Tactical deals. Companies using a tactical approach to M&A also do numerous small deals, but those deals do not, combined, make up a large portion of the acquirer’s market capitalization. Nonetheless, M&A still is an important part of the strategy. Tech companies were significantly more successful with this approach than with the others: they used M&A as part of an innovation and capability-building strategy, buying options and adding functions.
Microsoft, for example, has a history of adding features to its core products through M&A to give users incentives to upgrade. Many smaller products acquired by the company found their way to the next release of Excel, and the upgrade cycle provides continued revenue for the franchise. Manufacturer Foxconn Electronics executed more than 20 small strategic and equity outsourcing deals over the decade. Some were intended to expand its capabilities from PC assembly into digital cameras, handsets, and networking equipment, to name a few things. Others eased the company’s vertical integration into components, with the goal of serving end customers better and thus helping the acquired businesses to grow.
Industrial companies in this segment seem to use tactical M&A to fill gaps in products or channels. This approach is quite similar to programmatic M&A, but not on the same order of magnitude. Caterpillar, for instance, used M&A to round up its product portfolio by purchasing companies that made diesel engines, railroad and mining equipment, and specialized repair gear. In all likelihood, industrial companies in this category are somewhat limited by the number of small targets available in their industries.
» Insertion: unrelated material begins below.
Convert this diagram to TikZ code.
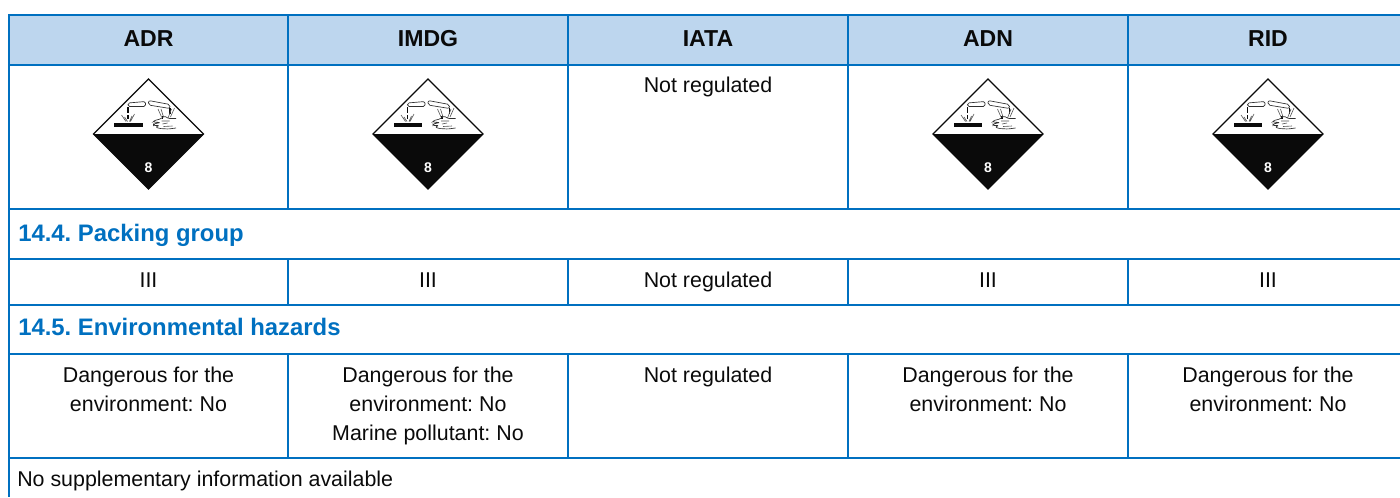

Selective deal making. Many companies do deals occasionally but don’t appear to have an M&A capability or a proactive M&A strategy. Most of the companies in this segment spend less than 2 percent of their market cap a year on M&A. Their total shareholder returns are in all likelihood driven more by an organic-growth tailwind than by M&A strategy. The rest of the companies in the segment are individual cases, many stemming from unlucky one-off deals at the end of the 2001 tech bubble. It is therefore hard to conclude that the performance of this group is based on a clear M&A strategy. More likely, these were solid companies that engaged in occasional pragmatic deals to support the growth of the underlying business.
It’s possible to understand M&A performance better by taking a finer-grained look at patterns of deal activity. The success of large deals tends to depend more on the industry where they take place, the success of small ones more on the capabilities of the acquiring companies.